To be more user-friendly, in CES we wrap the Sampler, Model and other necessary configuration into a MCMCWrapper object. The constructor for this object ensures that all its components are created consistently, and performs necessary bookkeeping, such as converting coordinates to the decorrelated basis. We extend sample with methods to use this object (that simply unpack its fields and call the appropriate method from AbstractMCMC.)
Chain
The MCMCChain package provides the Chains container to store the results of the MCMC sampling; the package provides methods to for quick diagnostics and plot utilities of the the Chains objects. For example,
using MCMCChains
using StatsPlots
# ... from our MCMC example above ...
# chain = sample(rng, mcmc, 100_000; stepsize = new_step)

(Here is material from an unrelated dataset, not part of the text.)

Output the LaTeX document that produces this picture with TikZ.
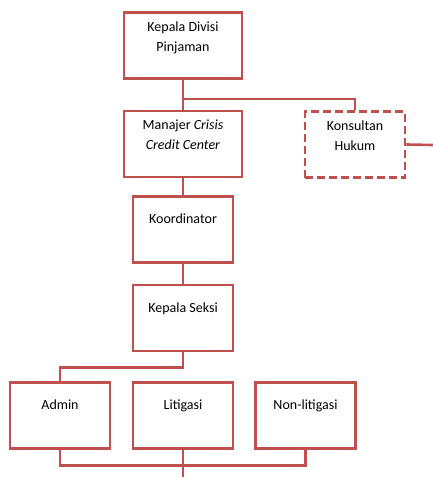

display(chain) # diagnostics
plot(chain) # plots samples over iteration and PDFs for each parameterInternals: Transitions
Implementing MCMC involves defining states and transitions of a Markov process (whose stationary distribution is what we seek to sample from). AbstractMCMC's terminology is a bit confusing for the MH case; states of the chain are described by Transition objects, which contain the current sample (and other information like its log-probability).
AdvancedMH defines an AbstractTransition base class for use with its methods; we implement our own child class, MCMCState, in order to record statistics on the MH acceptance ratio.
Internals: Markov steps
Markov transitions of the chain are defined by overloading AbstractMCMC's step method, which takes the Sampler and current Transition and implements the Sampler's logic to returns an updated Transition representing the chain's new state (actually, a pair of Transitions, for cases where the Sampler doesn't obey detailed balance; this isn't relevant for us).
For example, in Metropolis-Hastings sampling this is where we draw a proposal sample and accept or reject it according to the MH criterion. AdvancedMH implements this here; we re-implement this method because 1) we need to record whether a proposal was accepted or rejected, and 2) our calls to propose() are stepsize-dependent.